In recent years, it has put out books by first-rate writers such as Theodore Dalrymple and Phyllis Chesler—books that otherwise might never have seen the light of day.
Warraq? Really? Outrageous. Born in British India, raised in Pakistan and the UK, and resident now in the United States, Warraq—a pseudonym—is one of our most eloquent, courageous, knowledgeable, and important writers about Islam. A student of Arabic, he’s written such books as “The Origins of the Koran” and “Defending the West.” His 1995 work “Why I Am Not a Muslim” is a modern classic. And “Why the West Is Best” (2011) is a richly human expression of gratitude for Western freedom.
And “The Islam in Islamic Terrorism”? As I wrote in a 2017 review, it provides a definitive answer to everyone who insists “that Muslim terrorists have hijacked a peaceful faith.” No, jihadist violence isn’t motivated by poverty, the Palestinian question, America’s Middle East policy, Western imperialism, or the Crusades. It’s an essential part of Islam, present from its birth—“a duty incumbent on all Muslims,” Warraq wrote, “until Islam covers the whole surface of the earth.”
As for McLoughlin, I wasn’t familiar with him or with his book about grooming gangs until I heard about Amazon’s ban. I’ve perused his book now. It turns out to be an invaluable study of the mass rapes of thousands of English girls, most of them white or Sikh working-class children, by gangs consisting almost exclusively of Pakistani Muslim men. These rapes have been going on for decades, but until relatively recently, they were ignored by social workers, police officers, teachers, judges, journalists, charity organizations, feminist groups, and politicians at every level for fear of being labeled racists, provoking Muslim riots, or damaging British multiculturalism.

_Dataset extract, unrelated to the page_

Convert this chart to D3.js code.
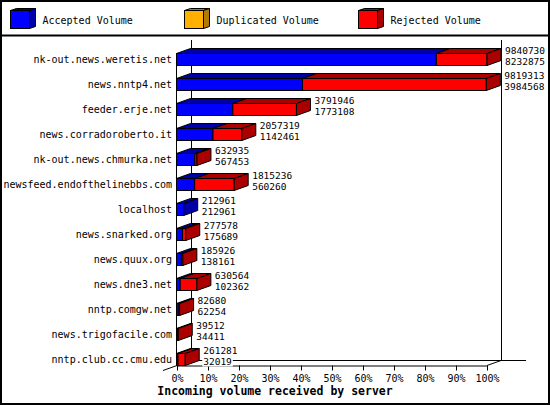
<!DOCTYPE html>
<html>
<head>
<meta charset="utf-8">
<script src="https://cdn.jsdelivr.net/npm/d3@7"></script>
<style>
  body { margin: 0; background: #fff; }
  text { font-family: "DejaVu Sans Mono", monospace; }
</style>
</head>
<body>
<div id="chart"></div>
<script>
var hosts = ["nk-out.news.weretis.net", "news.nntp4.net", "feeder.erje.net", "news.corradoroberto.it",
  "nk-out.news.chmurka.net", "newsfeed.endofthelinebbs.com", "localhost", "news.snarked.org",
  "news.quux.org", "news.dne3.net", "nntp.comgw.net", "news.trigofacile.com", "nntp.club.cc.cmu.edu"];
var totalVolume = [9840730, 9819313, 3791946, 2057319, 632935, 1815236, 212961, 277578, 185926, 630564, 82680, 39512, 261281];
var acceptedVolume = [8232875, 3984568, 1773108, 1142461, 567453, 560260, 212961, 175689, 138161, 102362, 62254, 34411, 32019];
var duplicatedVolume = [0, 0, 0, 0, 0, 0, 0, 0, 0, 0, 0, 0, 0];
var percentTicks = [0, 10, 20, 30, 40, 50, 60, 70, 80, 90, 100];
var legendNames = ["Accepted Volume", "Duplicated Volume", "Rejected Volume"];
var legendColors = [["#0000ff", "#0000a8"], ["#ffb000", "#b07b00"], ["#ff0000", "#aa0000"]];

var W = 550, H = 405;
var dx = 14, dy = 5; // 3d depth
var plotLeft = 177, plotRight = 487, plotTop = 40, plotFloor = 365;

var svg = d3.select("#chart").append("svg").attr("width", W).attr("height", H);

var x = d3.scaleLinear().domain([0, d3.max(totalVolume)]).range([plotLeft, plotRight]);
var pct = d3.scaleLinear().domain([0, 100]).range([plotLeft, plotRight]);
var y = d3.scaleBand().domain(hosts).range([plotTop, plotFloor]).padding(0);

// frame + legend separator
svg.append("rect").attr("x", 1).attr("y", 1).attr("width", W - 2).attr("height", H - 2)
  .attr("fill", "none").attr("stroke", "#000").attr("stroke-width", 2);
svg.append("line").attr("x1", 0).attr("x2", W).attr("y1", 35.5).attr("y2", 35.5)
  .attr("stroke", "#000").attr("stroke-width", 2);

// legend
var leg = svg.selectAll("g.leg").data(legendNames).enter().append("g")
  .attr("transform", function(d, i) { return "translate(" + (10.5 + i * 174) + ",10.5)"; });
leg.each(function(d, i) {
  var g = d3.select(this), c = legendColors[i];
  g.append("polygon").attr("points", "0,0 6,-2 25,-2 19,0").attr("fill", c[1]).attr("stroke", "#000");
  g.append("polygon").attr("points", "19,0 25,-2 25,16 19,18").attr("fill", c[1]).attr("stroke", "#000");
  g.append("rect").attr("width", 19).attr("height", 18).attr("fill", c[0]).attr("stroke", "#000");
  g.append("text").attr("x", 32).attr("y", 13.5).attr("font-size", 10).text(d);
});

// back walls and floor
var back = svg.append("g").attr("stroke", "#000").attr("fill", "none");
back.append("line").attr("x1", plotLeft + dx + 0.5).attr("x2", plotLeft + dx + 0.5).attr("y1", plotTop).attr("y2", plotFloor - dy);
back.append("line").attr("x1", plotRight + dx + 0.5).attr("x2", plotRight + dx + 0.5).attr("y1", plotTop).attr("y2", plotFloor - dy);
back.append("line").attr("x1", plotLeft + dx).attr("x2", 526).attr("y1", plotFloor - dy + 0.5).attr("y2", plotFloor - dy + 0.5);
back.append("line").attr("x1", plotRight).attr("x2", plotRight + dx).attr("y1", plotFloor + 0.5).attr("y2", plotFloor - dy + 0.5);
back.append("line").attr("x1", plotLeft - 14).attr("x2", plotLeft).attr("y1", plotFloor + 5.5).attr("y2", plotFloor + 0.5);
back.append("line").attr("x1", plotLeft - 0.5).attr("x2", plotLeft - 0.5).attr("y1", plotTop + 13).attr("y2", plotFloor);

// axis
var axis = svg.append("g").attr("transform", "translate(0," + (plotFloor + 0.5) + ")")
  .call(d3.axisBottom(pct).tickValues(percentTicks).tickFormat(function(d) { return d + "%"; })
    .tickSize(5).tickSizeOuter(0).tickPadding(4));
axis.selectAll("text").attr("font-size", 10).attr("font-family", "DejaVu Sans Mono").attr("fill", "#000");
axis.select(".domain").attr("stroke", "#000");

// host labels
svg.append("g").selectAll("text").data(hosts).enter().append("text")
  .attr("x", 172).attr("y", function(d) { return y(d) + 13 + 6 + 3.5; })
  .attr("text-anchor", "end").attr("font-size", 10).text(function(d) { return d; });

// bars
function box(g, x0, x1, yt, yb, front, dark, withSide) {
  g.append("polygon")
    .attr("points", [[x0, yt], [x1, yt], [x1 + dx, yt - dy], [x0 + dx, yt - dy]].join(" "))
    .attr("fill", dark).attr("stroke", "#000");
  g.append("rect").attr("x", x0).attr("y", yt).attr("width", x1 - x0).attr("height", yb - yt)
    .attr("fill", front).attr("stroke", "#000");
  if (withSide) {
    g.append("polygon")
      .attr("points", [[x1, yt], [x1 + dx, yt - dy], [x1 + dx, yb - dy], [x1, yb]].join(" "))
      .attr("fill", dark).attr("stroke", "#000");
  }
}

var bars = svg.append("g");
hosts.forEach(function(h, i) {
  var yt = y(h) + 13.5, yb = yt + 12;
  var xa = x(acceptedVolume[i]), xd = x(acceptedVolume[i] + duplicatedVolume[i]), xt = x(totalVolume[i]);
  var g = bars.append("g");
  var x0 = plotLeft - 0.5;
  if (xa > x0) box(g, x0, xa, yt, yb, legendColors[0][0], legendColors[0][1], xd <= xa && xt <= xa);
  if (xd > xa) box(g, xa, xd, yt, yb, legendColors[1][0], legendColors[1][1], xt <= xd);
  if (xt > xd) box(g, Math.max(xd, x0), xt, yt, yb, legendColors[2][0], legendColors[2][1], true);

  var tx = xt + dx + 4;
  [totalVolume[i], acceptedVolume[i]].forEach(function(v, k) {
    var t = g.append("text").attr("x", tx).attr("y", k === 0 ? yt + 0.5 : yb - 0.5)
      .attr("font-size", 9.5).text(v);
    var w = t.node().getComputedTextLength();
    g.insert("rect", function() { return t.node(); })
      .attr("x", tx - 1).attr("y", (k === 0 ? yt : yb) - 8).attr("width", w + 2).attr("height", 9)
      .attr("fill", "#fff");
  });
});

// title
svg.append("text").attr("x", W / 2).attr("y", 395).attr("text-anchor", "middle")
  .attr("font-size", 11.5).attr("font-weight", "bold").text("Incoming volume received by server");
</script>
</body>
</html>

McLoughlin covers his topic from a variety of angles in a thoroughly sober and responsible fashion. It’s clear to see, however, why his book offends some woke sensibilities. McLoughlin refuses to use the British media’s standard euphemism, “Asian,” to describe the members of the rape gangs. He’s frank about them being Muslims and their victims being non-Muslims. He calls out the British media for the circumlocutions and outright lies with which they’ve obscured the geographical extent of the grooming gangs’ offenses, the number of victims involved, the length of the time period during which these crimes have been going on, and, above all, the distinctly Islamic roots of the rapists’ common belief that it’s acceptable to sexually abuse the children of infidels.
Neither of these two NER Press books is a polemic. Both are solid, scholarly presentations of objective facts. And both confront the widespread refusal of mainstream Western institutions to face up to certain dark realities of Islam. That both books have been pulled by Amazon is a profound irony, because by taking this action, the online bookseller is engaging in precisely the kind of head-in-the-sand denial that these books criticize so passionately.
Amazon’s refusal to make these books available to its customers isn’t only an affront to believers in free speech and open debate. It’s a slap in the face—and worse—to everyone who ever lost a loved one in an Islamic terrorist attack or whose child has been sexually exploited by a Muslim gang. And like so many other recent attempts to cancel the un-woke, it’s yet another triumph of reality-denying progressive ideology over the plain and simple truth.